Before heading back to Dubai, we visited the St. Mary’s Catholic Church in Al Ain, our second to the last church. I must have been really tired that day because I dozed off on our way back. By the time I woke up I could already see the silhouette of the Burj Khalifa, flanking all the other skyscrapers on the horizon.
My sister then fetched us at St. Mary’s Church in Bur Dubai. Gwynne suggested that we have dinner at Betawi Cafe, a homey Indonesian restaurant in Karama. Mac, my sister’s husband, joined us even if he’s not really a big fan of spicy foods.
Later into the night, Gwynne’s question still lingered in my mind, just like the spicy sambal I had at Betawi. It’s indeed one of those questions that pierces through your soul, baring out your life’s purpose amidst the backdrop of the real world and all its pressures. It forces you to take a harder look at your career, your relationships and the many other choices you made in between.

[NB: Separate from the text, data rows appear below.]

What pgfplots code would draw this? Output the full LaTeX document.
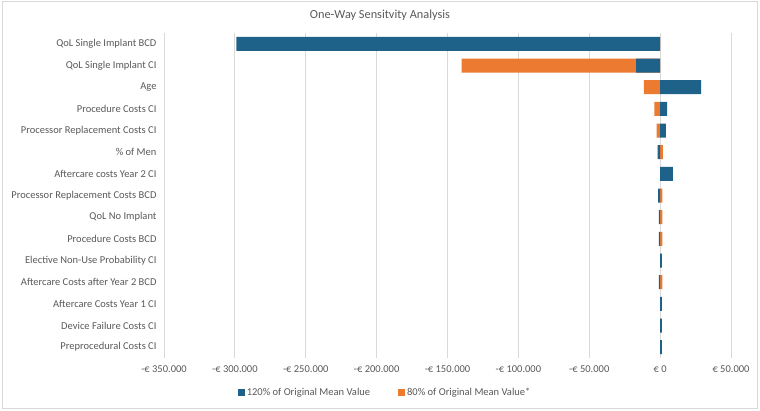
\documentclass[border=0pt]{standalone}
\usepackage{pgfplots}
\pgfplotsset{compat=1.18}
\usepackage{fontspec}
\setmainfont{Carlito}
\definecolor{cblue}{HTML}{1F6289}
\definecolor{corange}{HTML}{EC7A31}
\definecolor{tgray}{HTML}{595959}
\definecolor{ggray}{HTML}{D9D9D9}
\begin{document}
\begin{tikzpicture}[x=1pt,y=1pt]
\path[use as bounding box] (0,0) rectangle (760,410);
\draw[ggray, line width=0.8pt] (2,2) rectangle (757.5,408.5);
\node[text=tgray, font=\fontsize{12.3}{14}\selectfont] at (380,395) {One-Way Sensitvity Analysis};
\begin{axis}[
  at={(164pt,52pt)}, anchor=south west,
  scale only axis, width=567pt, height=325pt,
  xmin=-350000, xmax=50000, ymin=-0.5, ymax=14.5,
  y dir=reverse,
  xbar, bar width=14pt, bar shift=0pt,
  scaled x ticks=false,
  xtick={-350000,-300000,-250000,-200000,-150000,-100000,-50000,0,50000},
  xticklabels={-€ 350.000,-€ 300.000,-€ 250.000,-€ 200.000,-€ 150.000,-€ 100.000,-€ 50.000,€ 0,€ 50.000},
  ytick={0,1,...,14},
  yticklabels={QoL Single Implant BCD,QoL Single Implant CI,Age,Procedure Costs CI,Processor Replacement Costs CI,\% of Men,Aftercare costs Year 2 CI,Processor Replacement Costs BCD,QoL No Implant,Procedure Costs BCD,Elective Non-Use Probability CI,Aftercare Costs after Year 2 BCD,Aftercare Costs Year 1 CI,Device Failure Costs CI,Preprocedural Costs CI},
  tick label style={text=tgray, font=\fontsize{10.5}{12}\selectfont},
  yticklabel style={xshift=-4pt},
  xticklabel style={yshift=-4pt},
  major tick length=0pt,
  xmajorgrids, major grid style={ggray, line width=0.8pt},
  axis y line*=left, axis x line*=bottom,
  x axis line style={draw=none},
  y axis line style={ggray, line width=0.8pt},
  legend style={at={(0.390,-0.105)}, anchor=center, draw=none, legend columns=2,
    font=\fontsize{10.5}{12}\selectfont, text=tgray,
    /tikz/every even column/.append style={column sep=26pt}},
  legend image code/.code={\fill[#1] (0pt,-3.5pt) rectangle (7pt,3.5pt);},
]
\addplot[fill=corange, draw=none, forget plot] coordinates {
(0,0) (-140000,1) (-11500,2) (-4000,3) (-2500,4) (2000,5) (0,6) (1500,7) (1500,8) (1500,9) (300,10) (1500,11) (0,12) (0,13) (0,14)};
\addplot[fill=cblue, draw=none] coordinates {
(-299000,0) (-17000,1) (29000,2) (5000,3) (4000,4) (-1800,5) (9000,6) (-1500,7) (-800,8) (-800,9) (1200,10) (-800,11) (1200,12) (1200,13) (1200,14)};
\addlegendentry{120\% of Original Mean Value}
\addlegendimage{fill=corange, draw=none}
\addlegendentry{80\% of Original Mean Value*}
\end{axis}
\end{tikzpicture}
\end{document}
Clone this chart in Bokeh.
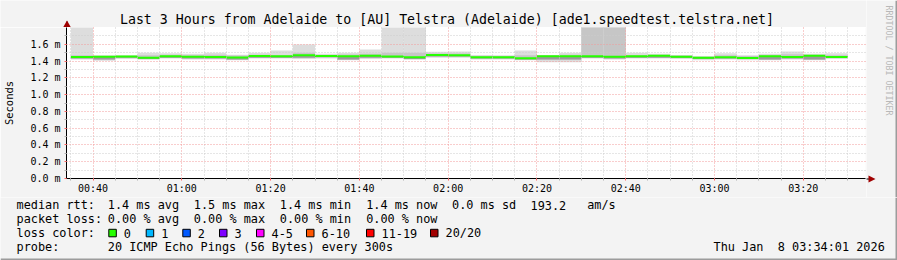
import math
from bokeh.plotting import figure
from bokeh.layouts import column, row
from bokeh.models import FixedTicker, PrintfTickFormatter, ColumnDataSource, Range1d
from bokeh.core.properties import value
from bokeh.embed import file_html
from bokeh.resources import INLINE

# ---------------- data ----------------
range_start = "00:34:01"
range_end = "03:34:01"

bin_end = ["00:40", "00:45", "00:50", "00:55", "01:00", "01:05", "01:10", "01:15", "01:20",
           "01:25", "01:30", "01:35", "01:40", "01:45", "01:50", "01:55", "02:00", "02:05",
           "02:10", "02:15", "02:20", "02:25", "02:30", "02:35", "02:40", "02:45", "02:50",
           "02:55", "03:00", "03:05", "03:10", "03:15", "03:20", "03:25", "03:30"]
step_minutes = 5

median_ms = [1.448, 1.452, 1.454, 1.440, 1.458, 1.450, 1.448, 1.442, 1.460, 1.456, 1.470, 1.460,
             1.456, 1.462, 1.454, 1.444, 1.472, 1.470, 1.444, 1.444, 1.434, 1.456, 1.456, 1.458,
             1.450, 1.458, 1.462, 1.450, 1.440, 1.446, 1.436, 1.458, 1.448, 1.462, 1.448]
max_ms = [1.95, 1.466, 1.466, 1.498, 1.492, 1.486, 1.498, 1.474, 1.498, 1.526, 1.597, 1.486,
          1.498, 1.538, 1.95, 1.95, 1.510, 1.514, 1.470, 1.470, 1.526, 1.470, 1.498, 1.95,
          1.95, 1.498, 1.486, 1.470, 1.458, 1.494, 1.470, 1.486, 1.514, 1.486, 1.494]
hi_ms = [1.470, 1.462, 1.462, 1.470, 1.476, 1.470, 1.474, 1.466, 1.476, 1.470, 1.498, 1.470,
         1.478, 1.486, 1.498, 1.498, 1.490, 1.490, 1.462, 1.460, 1.470, 1.466, 1.476, 1.95,
         1.95, 1.470, 1.470, 1.466, 1.452, 1.470, 1.460, 1.470, 1.480, 1.470, 1.470]
lo_ms = [1.430, 1.420, 1.440, 1.425, 1.440, 1.430, 1.430, 1.420, 1.440, 1.440, 1.440, 1.445,
         1.420, 1.440, 1.440, 1.425, 1.455, 1.455, 1.430, 1.430, 1.420, 1.420, 1.420, 1.440,
         1.430, 1.440, 1.440, 1.435, 1.425, 1.430, 1.425, 1.420, 1.430, 1.420, 1.435]
min_ms = [1.420, 1.405, 1.425, 1.415, 1.430, 1.420, 1.420, 1.410, 1.430, 1.430, 1.425, 1.430,
          1.410, 1.425, 1.430, 1.415, 1.440, 1.440, 1.420, 1.420, 1.410, 1.385, 1.385, 1.430,
          1.420, 1.430, 1.430, 1.425, 1.410, 1.420, 1.410, 1.410, 1.420, 1.410, 1.425]

x_tick_labels = ["00:40", "01:00", "01:20", "01:40", "02:00", "02:20", "02:40", "03:00", "03:20"]
y_major_ticks = [0.0, 0.2, 0.4, 0.6, 0.8, 1.0, 1.2, 1.4, 1.6]
y_minor_ticks = [0.1, 0.3, 0.5, 0.7, 0.9, 1.1, 1.3, 1.5, 1.7]
y_max = 1.8

title_text = "Last 3 Hours from Adelaide to [AU] Telstra (Adelaide) [ade1.speedtest.telstra.net]"
credit_text = "RRDTOOL / TOBI OETIKER"
rtt_legend = ["median rtt:", "1.4 ms avg", "1.5 ms max", "1.4 ms min", "1.4 ms now",
              "0.0 ms sd", "193.2", "am/s"]
loss_legend = ["packet loss:", "0.00 % avg", "0.00 % max", "0.00 % min", "0.00 % now"]
loss_title = "loss color:"
loss_labels = ["0", "1", "2", "3", "4-5", "6-10", "11-19", "20/20"]
loss_colors = ["#26ff00", "#00b8ff", "#0059ff", "#7e00ff", "#ff00ff", "#ff5500", "#ff0000", "#a10000"]
probe_text = ["probe:", "20 ICMP Echo Pings (56 Bytes) every 300s"]
stamp_text = ["Thu Jan", "8 03:34:01 2026"]


def to_min(s):
    parts = [int(v) for v in s.split(":")]
    m = parts[0] * 60 + parts[1]
    if len(parts) > 2:
        m += parts[2] / 60.0
    return m


ends = [to_min(s) for s in bin_end]
starts = [e - step_minutes for e in ends]
x_major = [to_min(s) for s in x_tick_labels]
x_minor = sorted(set(starts + ends) - set(x_major))

src = ColumnDataSource(dict(left=starts, right=ends, med=median_ms, mx=max_ms, hi=hi_ms,
                            lo=lo_ms, mn=min_ms))

FONT = "DejaVu Sans Mono"
BG = "#f3f3f3"
EDGE = "#9c9c9c"
ARROW = "#a00000"

# ---------------- layout geometry (canvas pixels) ----------------
W, H = 897, 260
FL, FR, FT, FB = 66, 865, 27, 178      # plot frame
MAIN_W = FR + 1                         # main column width
MAIN_BOTTOM = 197                       # where the legend strip starts


def pixel_fig(w, h):
    f = figure(width=w, height=h, output_backend="svg", toolbar_location=None, title=None,
               x_range=Range1d(0, w), y_range=Range1d(h, 0),
               x_axis_location=None, y_axis_location=None,
               min_border=0, min_border_left=0, min_border_right=0,
               min_border_top=0, min_border_bottom=0,
               background_fill_color=BG, border_fill_color=BG, outline_line_color=None)
    f.xgrid.visible = False
    f.ygrid.visible = False
    return f


def texts(f, xs, ys, ts, size="11.85px", align="left", color="#000000", angle=0.0):
    f.text(x=xs, y=ys, text=ts, text_font=value(FONT), text_font_size=value(size),
           text_align=align, text_baseline="middle", text_color=color, angle=angle)


# ---------------- main plot ----------------
p = figure(width=MAIN_W, height=MAIN_BOTTOM - FT, output_backend="svg", toolbar_location=None,
           title=None, x_range=Range1d(to_min(range_start), to_min(range_end)),
           y_range=Range1d(0, y_max),
           min_border_left=FL, min_border_right=MAIN_W - FR, min_border_top=0,
           min_border_bottom=MAIN_BOTTOM - FB,
           background_fill_color="white", border_fill_color=BG, outline_line_color=None)

p.quad(left="left", right="right", bottom="mn", top="mx", source=src,
       fill_color="#dddddd", line_color=None)
p.quad(left="left", right="right", bottom="lo", top="hi", source=src,
       fill_color="#c6c6c6", line_color=None)
p.quad(left="left", right="right", bottom="lo", top="med", source=src,
       fill_color="#9a9a9a", line_color=None)
p.segment(x0="left", y0="med", x1="right", y1="med", source=src,
          line_color=loss_colors[0], line_width=2)

p.xaxis.ticker = FixedTicker(ticks=x_major, minor_ticks=x_minor)
p.xaxis.major_label_overrides = {x: lab for x, lab in zip(x_major, x_tick_labels)}
p.yaxis.ticker = FixedTicker(ticks=y_major_ticks, minor_ticks=y_minor_ticks)
p.yaxis.formatter = PrintfTickFormatter(format="%.1f m")
p.yaxis.axis_label = "Seconds"
for ax in (p.xaxis, p.yaxis):
    ax.major_label_text_font = FONT
    ax.major_label_text_font_size = "10px"
    ax.major_label_text_color = "#000000"
    ax.axis_line_color = "black"
    ax.major_tick_in = 0
    ax.major_tick_out = 2
    ax.minor_tick_in = 0
    ax.minor_tick_out = 2
    ax.major_tick_line_color = "#ff6060"
    ax.minor_tick_line_color = "#b0b0b0"
    ax.major_label_standoff = 2
p.yaxis.major_label_standoff = 4
p.yaxis.axis_label_text_font = FONT
p.yaxis.axis_label_text_font_size = "10.5px"
p.yaxis.axis_label_text_font_style = "normal"
p.yaxis.axis_label_text_color = "#000000"
p.yaxis.axis_label_standoff = 12

for g in (p.xgrid, p.ygrid):
    g.grid_line_color = "#f29a9a"
    g.grid_line_dash = "1 2"
    g.minor_grid_line_color = "#cccccc"
    g.minor_grid_line_dash = "1 2"
    g.level = "overlay"

# ---------------- top strip: title + y-axis arrow ----------------
top = pixel_fig(MAIN_W, FT)
texts(top, [446.5], [18.5], [title_text], size="13.25px", align="center")
top.segment(x0=[FL + 0.5], y0=[21], x1=[FL + 0.5], y1=[FT], line_color="black", line_width=1)
top.patch(x=[FL - 3.5, FL + 4.5, FL + 0.5], y=[FT, FT, FT - 7], fill_color=ARROW, line_color=None)

# ---------------- right strip: x-axis arrow, credit, edge ----------------
RW = W - MAIN_W
right = pixel_fig(RW, MAIN_BOTTOM)
right.segment(x0=[-1], y0=[FB + 0.5], x1=[3], y1=[FB + 0.5], line_color="black", line_width=1)
right.patch(x=[2, 2, 9], y=[FB - 3, FB + 4, FB + 0.5], fill_color=ARROW, line_color=None)
texts(right, [888 - MAIN_W], [5], [credit_text], size="8.3px", color="#b8b8b8", angle=-math.pi / 2)
right.quad(left=[RW - 2], right=[RW], top=[0], bottom=[MAIN_BOTTOM], fill_color=EDGE, line_color=None)

# ---------------- legend strip ----------------
LH = H - MAIN_BOTTOM
leg = pixel_fig(W, LH)
row_y = [204.5 - MAIN_BOTTOM, 218.5 - MAIN_BOTTOM, 232.5 - MAIN_BOTTOM, 246.5 - MAIN_BOTTOM]
row1_x = [16, 107.3, 193.3, 279.3, 365.7, 451.5, 530, 586.7]
texts(leg, row1_x, [row_y[0]] * len(row1_x), rtt_legend)
row2_x = [16, 107.3, 193.3, 279.3, 365.7]
texts(leg, row2_x, [row_y[1]] * len(row2_x), loss_legend)
texts(leg, [16], [row_y[2]], [loss_title])
sq_x = [108.3, 145.7, 182.3, 219, 256, 306, 366, 430]
leg.quad(left=sq_x, right=[x + 7.5 for x in sq_x], top=[row_y[2] - 3.7] * len(sq_x),
         bottom=[row_y[2] + 3.8] * len(sq_x), fill_color=loss_colors, line_color="black",
         line_width=1)
texts(leg, [x + 15 for x in sq_x], [row_y[2]] * len(sq_x), loss_labels)
texts(leg, [16, 107.3], [row_y[3]] * 2, probe_text)
texts(leg, [713, 777.3], [row_y[3]] * 2, stamp_text)
leg.quad(left=[W - 2], right=[W], top=[0], bottom=[LH], fill_color=EDGE, line_color=None)
leg.quad(left=[0], right=[W], top=[LH - 2], bottom=[LH], fill_color=EDGE, line_color=None)

layout = column(row(column(row(top), p), right), leg)
open("out.html", "w").write(file_html(layout, INLINE))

I answered Gwynne that I’d prefer getting lost than getting stuck, if my memory still does not betray me. This decision would also be easier to make if I was still twenty-something. I’d take the risk and leave my corporate job and then explore the rest of the world. I’d be a nomadic writer who answers to no one except perhaps to my magazine editor.
But I’m not twenty-something anymore. I now find the thought of wandering aimlessly in distant lands too romanticized. Maybe it’s not for me at all. These days, I strangely find comfort in the familiar – braving the morning traffic rush, chasing deadlines and hugging my fluffy pillows at the end of the day.
So if my highschool classmate is reading this now, I’d like her to know that I’m changing my answer. I think that we don’t need to be stuck or get lost at some point in our lives. Because in the greater scheme of things, I’d rather seek contentment with the choices that I made and even by those that I didn’t.
It has been four years since I experienced my first Visita Iglesia in Dubai. Maybe it’s time I’ll participate in one soon, re-evaluate myself, and ask even harder life questions along the way.